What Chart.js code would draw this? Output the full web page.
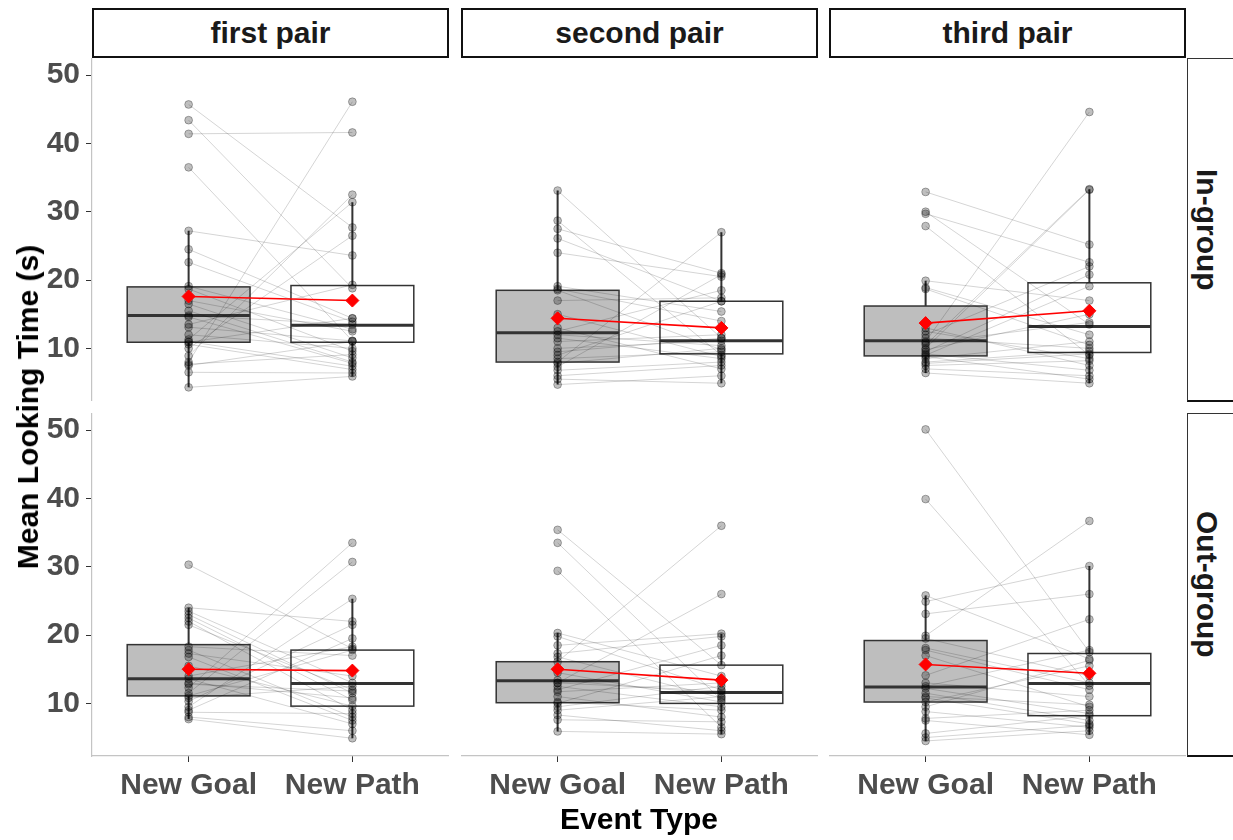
<!DOCTYPE html>
<html>
<head>
<meta charset="utf-8">
<script src="https://cdn.jsdelivr.net/npm/chart.js@4.4.1/dist/chart.umd.min.js"></script>
<style>
  html, body { margin: 0; padding: 0; background: #fff; }
  body { width: 1233px; height: 840px; position: relative; overflow: hidden;
         font-family: "Liberation Sans", Arial, sans-serif; }
  .strip { position: absolute; box-sizing: border-box; background: #fff;
           display: flex; align-items: center; justify-content: center;
           font-weight: bold; font-size: 30px; color: #1a1a1a; }
  .top-strip { border: 2px solid #111; }
  .side-strip { border-left: 1.5px solid #333; border-top: 1px solid #333; border-bottom: 2.5px solid #111; padding-right: 12px; }
  .side-strip span { writing-mode: vertical-rl; white-space: nowrap; line-height: 1; }
  .title { position: absolute; font-weight: bold; font-size: 30px; color: #000; white-space: nowrap; }
  canvas { position: absolute; }
</style>
</head>
<body>
<script>
// ---- categories and labels ----
const events = ['New Goal', 'New Path'];
const pairs = ['first pair', 'second pair', 'third pair'];
const groups = ['In-group', 'Out-group'];
const yTicks = [10, 20, 30, 40, 50];

// ---- per-infant mean looking times (s), paired by index: goal[i] <-> path[i] ----
const inFirstGoal  = [45.7, 43.4, 41.4, 36.5, 27.2, 24.5, 22.6, 19.1, 18.7, 17.0, 16.5, 14.8, 14.6, 13.5, 13.1, 11.3, 11.0, 10.9, 10.6, 10.0, 8.9, 8.0, 7.7, 7.5, 6.5, 4.3, 12.0, 15.5];
const inFirstPath  = [27.7, 18.8, 41.6, 11.1, 23.6, 14.4, 13.9, 12.8, 9.6, 12.5, 8.6, 13.5, 7.8, 19.3, 11.1, 31.4, 7.4, 14.4, 6.9, 26.5, 32.5, 46.1, 9.1, 11.0, 6.4, 5.9, 10.0, 8.0];
const inSecondGoal = [33.1, 28.7, 27.5, 26.1, 24.0, 19.1, 18.7, 17.0, 12.5, 12.0, 11.5, 11.0, 10.0, 9.0, 8.0, 7.8, 7.3, 6.8, 6.0, 5.5, 4.7, 8.5, 13.0, 9.5, 18.5, 15.0];
const inSecondPath = [11.5, 9.0, 21.0, 16.9, 20.5, 15.4, 14.0, 17.4, 18.5, 10.4, 8.5, 12.0, 11.1, 16.9, 27.0, 10.0, 20.8, 8.0, 7.5, 4.9, 6.0, 9.5, 7.0, 11.5, 9.8, 8.8];
const inThirdGoal  = [32.9, 30.0, 29.7, 27.9, 19.9, 18.9, 18.7, 11.0, 10.5, 10.0, 12.0, 9.5, 9.0, 8.5, 8.0, 7.5, 7.0, 6.4, 13.0, 11.5, 10.8, 9.8, 8.8, 7.8, 12.5, 9.2];
const inThirdPath  = [25.2, 13.5, 22.6, 9.0, 17.0, 12.0, 10.5, 44.6, 33.3, 33.2, 22.0, 20.8, 19.1, 11.0, 9.6, 8.2, 6.0, 4.9, 7.5, 10.0, 13.8, 15.0, 5.5, 9.2, 8.5, 6.8];
const outFirstGoal  = [30.3, 24.0, 23.5, 23.0, 22.5, 22.0, 21.5, 17.8, 17.3, 16.8, 14.0, 13.6, 13.0, 12.3, 11.5, 11.1, 10.3, 9.5, 8.7, 8.0, 7.7, 9.0, 10.8, 12.8, 15.5, 18.3];
const outFirstPath  = [18.0, 22.0, 13.0, 11.5, 10.5, 9.0, 12.0, 8.0, 14.0, 7.5, 18.3, 7.0, 10.8, 33.5, 30.7, 17.8, 21.5, 25.3, 8.5, 6.0, 4.9, 19.5, 12.5, 11.8, 9.6, 17.0];
const outSecondGoal = [35.4, 33.5, 29.4, 20.3, 19.8, 18.5, 17.3, 16.1, 13.0, 13.4, 13.0, 12.0, 11.7, 10.2, 10.0, 9.0, 8.3, 7.6, 5.9, 14.5, 12.5, 9.5, 16.8, 11.0];
const outSecondPath = [15.6, 10.5, 6.5, 14.0, 12.0, 20.2, 19.8, 36.0, 26.0, 11.4, 11.8, 18.5, 13.0, 9.0, 17.0, 11.0, 6.0, 7.3, 5.5, 10.2, 9.5, 12.5, 10.8, 8.0];
const outThirdGoal  = [50.1, 39.9, 25.8, 24.9, 23.1, 19.9, 19.5, 18.1, 17.8, 17.0, 14.1, 12.5, 12.2, 11.5, 10.8, 10.2, 8.8, 7.8, 7.5, 5.6, 5.0, 4.5, 13.0, 11.0, 9.5];
const outThirdPath  = [17.5, 12.6, 16.5, 30.1, 26.0, 36.7, 14.0, 13.0, 12.0, 9.5, 22.3, 17.8, 8.5, 7.5, 7.0, 15.5, 6.5, 9.0, 5.4, 8.2, 6.8, 6.0, 11.0, 9.8, 16.3];

// ---- box summaries: [lower whisker, Q1, median, Q3, upper whisker] ----
const inFirstGoalBox   = [4.3, 10.9, 14.8, 19.0, 27.2];
const inFirstPathBox   = [5.9, 10.9, 13.4, 19.2, 31.4];
const inSecondGoalBox  = [4.7, 8.0, 12.3, 18.5, 33.1];
const inSecondPathBox  = [4.9, 9.2, 11.1, 16.9, 27.0];
const inThirdGoalBox   = [6.4, 8.9, 11.1, 16.2, 19.9];
const inThirdPathBox   = [4.9, 9.4, 13.2, 19.6, 33.3];
const outFirstGoalBox  = [7.7, 11.1, 13.6, 18.6, 24.0];
const outFirstPathBox  = [4.9, 9.6, 12.9, 17.8, 25.3];
const outSecondGoalBox = [5.9, 10.1, 13.3, 16.1, 20.3];
const outSecondPathBox = [5.5, 10.0, 11.6, 15.6, 20.2];
const outThirdGoalBox  = [4.5, 10.2, 12.4, 19.2, 25.8];
const outThirdPathBox  = [5.4, 8.2, 12.9, 17.3, 30.1];

// ---- condition means [New Goal, New Path] ----
const inFirstMeans   = [17.6, 17.0];
const inSecondMeans  = [14.4, 13.0];
const inThirdMeans   = [13.7, 15.5];
const outFirstMeans  = [15.0, 14.8];
const outSecondMeans = [15.0, 13.4];
const outThirdMeans  = [15.7, 14.4];

// ---- facet grid layout ----
const COL_LEFT = [92, 461, 829];
const COL_W = 357;
const ROW_TOP = [58, 413];
const ROW_H = 343;
const Y_AXIS_W = 92;
const X_AXIS_H = 70;
const FONT = '"Liberation Sans", Arial, sans-serif';

const panels = [
  [
    [inFirstGoal, inFirstPath, inFirstGoalBox, inFirstPathBox, inFirstMeans],
    [inSecondGoal, inSecondPath, inSecondGoalBox, inSecondPathBox, inSecondMeans],
    [inThirdGoal, inThirdPath, inThirdGoalBox, inThirdPathBox, inThirdMeans]
  ],
  [
    [outFirstGoal, outFirstPath, outFirstGoalBox, outFirstPathBox, outFirstMeans],
    [outSecondGoal, outSecondPath, outSecondGoalBox, outSecondPathBox, outSecondMeans],
    [outThirdGoal, outThirdPath, outThirdGoalBox, outThirdPathBox, outThirdMeans]
  ]
];

// Box-and-whisker layer, drawn beneath the data lines and points
function boxPlugin(goalBox, pathBox) {
  return {
    id: 'boxes',
    beforeDatasetsDraw(chart) {
      const { ctx, scales: { x, y } } = chart;
      const unit = x.getPixelForValue(2) - x.getPixelForValue(1);
      const half = 0.375 * unit;
      [[1, goalBox, '#bebebe'], [2, pathBox, '#ffffff']].forEach(([pos, b, fill]) => {
        const cx = x.getPixelForValue(pos);
        const [lo, q1, med, q3, hi] = b.map(v => y.getPixelForValue(v));
        ctx.save();
        ctx.strokeStyle = '#333';
        ctx.lineWidth = 2;
        ctx.beginPath();
        ctx.moveTo(cx, hi); ctx.lineTo(cx, q3);
        ctx.moveTo(cx, q1); ctx.lineTo(cx, lo);
        ctx.stroke();
        ctx.fillStyle = fill;
        ctx.fillRect(cx - half, q3, 2 * half, q1 - q3);
        ctx.lineWidth = 1.5;
        ctx.strokeRect(cx - half, q3, 2 * half, q1 - q3);
        ctx.lineWidth = 3;
        ctx.beginPath();
        ctx.moveTo(cx - half, med); ctx.lineTo(cx + half, med);
        ctx.stroke();
        ctx.restore();
      });
    }
  };
}

function makePanel(r, c) {
  const [goal, path, goalBox, pathBox, means] = panels[r][c];
  const showY = c === 0;
  const showX = r === 1;
  const left = showY ? 0 : COL_LEFT[c];
  const w = COL_W + (showY ? COL_LEFT[0] : 0);
  const h = ROW_H + (showX ? X_AXIS_H : 0);
  const cv = document.createElement('canvas');
  cv.width = w; cv.height = h;
  cv.style.left = left + 'px';
  cv.style.top = ROW_TOP[r] + 'px';
  cv.style.width = w + 'px';
  cv.style.height = h + 'px';
  document.body.appendChild(cv);

  const pairLines = [];
  goal.forEach((g, i) => {
    pairLines.push({ x: 1, y: g }, { x: 2, y: path[i] }, { x: 2, y: null });
  });
  const pts = goal.map(v => ({ x: 1, y: v })).concat(path.map(v => ({ x: 2, y: v })));

  const tickFont = { family: FONT, size: 30, weight: 'bold' };
  const axisGrid = { display: true, drawOnChartArea: false, drawTicks: true, tickLength: 6, color: '#333', lineWidth: 1 };
  const axisBorder = { display: true, color: '#c4c4c4', width: 1.2 };

  new Chart(cv, {
    type: 'scatter',
    data: {
      datasets: [
        {
          type: 'line', label: 'mean', data: events.map((e, i) => ({ x: i + 1, y: means[i] })),
          borderColor: '#ff0000', borderWidth: 1.6, backgroundColor: '#ff0000',
          pointStyle: 'rectRot', pointRadius: 6.5, pointBorderWidth: 1, pointBorderColor: '#ff0000',
          order: 0, clip: false
        },
        {
          type: 'scatter', label: 'infants', data: pts,
          backgroundColor: 'rgba(0,0,0,0.25)', borderColor: 'rgba(0,0,0,0.3)', borderWidth: 1,
          pointRadius: 3.9, order: 1, clip: false
        },
        {
          type: 'line', label: 'pairs', data: pairLines, spanGaps: false,
          borderColor: 'rgba(0,0,0,0.17)', borderWidth: 1, pointRadius: 0,
          order: 2, clip: false
        }
      ]
    },
    options: {
      responsive: false,
      animation: false,
      devicePixelRatio: 1,
      events: [],
      layout: { padding: 0, autoPadding: false },
      plugins: { legend: { display: false }, tooltip: { enabled: false } },
      scales: {
        x: {
          type: 'linear', min: 0.41, max: 2.59, display: showX,
          afterBuildTicks: s => { s.ticks = [{ value: 1 }, { value: 2 }]; },
          afterFit: s => {
            if (s.options.display) s.height = X_AXIS_H;
            s.paddingLeft = 0; s.paddingRight = 0;
          },
          ticks: { callback: v => events[v - 1], font: tickFont, color: '#4d4d4d', padding: 6, maxRotation: 0, autoSkip: false },
          grid: axisGrid, border: axisBorder
        },
        y: {
          type: 'linear', min: 2.3, max: 52.5, display: showY,
          afterBuildTicks: s => { s.ticks = yTicks.map(v => ({ value: v })); },
          afterFit: s => {
            if (s.options.display) s.width = Y_AXIS_W;
            s.paddingTop = 0; s.paddingBottom = 0;
          },
          ticks: { font: tickFont, color: '#4d4d4d', padding: 6 },
          grid: axisGrid, border: axisBorder
        }
      }
    },
    plugins: [boxPlugin(goalBox, pathBox)]
  });
}

for (let r = 0; r < 2; r++) for (let c = 0; c < 3; c++) makePanel(r, c);

// ---- facet strips ----
pairs.forEach((p, c) => {
  const d = document.createElement('div');
  d.className = 'strip top-strip';
  d.style.left = COL_LEFT[c] + 'px';
  d.style.top = '8px';
  d.style.width = COL_W + 'px';
  d.style.height = '50px';
  d.textContent = p;
  document.body.appendChild(d);
});
groups.forEach((g, r) => {
  const d = document.createElement('div');
  d.className = 'strip side-strip';
  d.style.left = '1187px';
  d.style.top = ROW_TOP[r] + 'px';
  d.style.width = '50px';
  d.style.height = ROW_H + 1 + 'px';
  const s = document.createElement('span');
  s.textContent = g;
  d.appendChild(s);
  document.body.appendChild(d);
});

// ---- axis titles ----
const yt = document.createElement('div');
yt.className = 'title';
yt.textContent = 'Mean Looking Time (s)';
yt.style.left = '28px';
yt.style.top = '407px';
yt.style.transform = 'translate(-50%, -50%) rotate(-90deg)';
document.body.appendChild(yt);

const xt = document.createElement('div');
xt.className = 'title';
xt.textContent = 'Event Type';
xt.style.left = '639px';
xt.style.top = '819px';
xt.style.transform = 'translate(-50%, -50%)';
document.body.appendChild(xt);
</script>
</body>
</html>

--- Brief ---
Everything from the first line of the listing above through the line that contains "const yTicks = [10, 20, 30, 40, 50];" is to be restated word for word, minus the pictures.

--- The result ---
What Chart.js code would draw this? Output the full web page.
<!DOCTYPE html>
<html>
<head>
<meta charset="utf-8">
<script src="https://cdn.jsdelivr.net/npm/chart.js@4.4.1/dist/chart.umd.min.js"></script>
<style>
  html, body { margin: 0; padding: 0; background: #fff; }
  body { width: 1233px; height: 840px; position: relative; overflow: hidden;
         font-family: "Liberation Sans", Arial, sans-serif; }
  .strip { position: absolute; box-sizing: border-box; background: #fff;
           display: flex; align-items: center; justify-content: center;
           font-weight: bold; font-size: 30px; color: #1a1a1a; }
  .top-strip { border: 2px solid #111; }
  .side-strip { border-left: 1.5px solid #333; border-top: 1px solid #333; border-bottom: 2.5px solid #111; padding-right: 12px; }
  .side-strip span { writing-mode: vertical-rl; white-space: nowrap; line-height: 1; }
  .title { position: absolute; font-weight: bold; font-size: 30px; color: #000; white-space: nowrap; }
  canvas { position: absolute; }
</style>
</head>
<body>
<script>
// ---- categories and labels ----
const events = ['New Goal', 'New Path'];
const pairs = ['first pair', 'second pair', 'third pair'];
const groups = ['In-group', 'Out-group'];
const yTicks = [10, 20, 30, 40, 50];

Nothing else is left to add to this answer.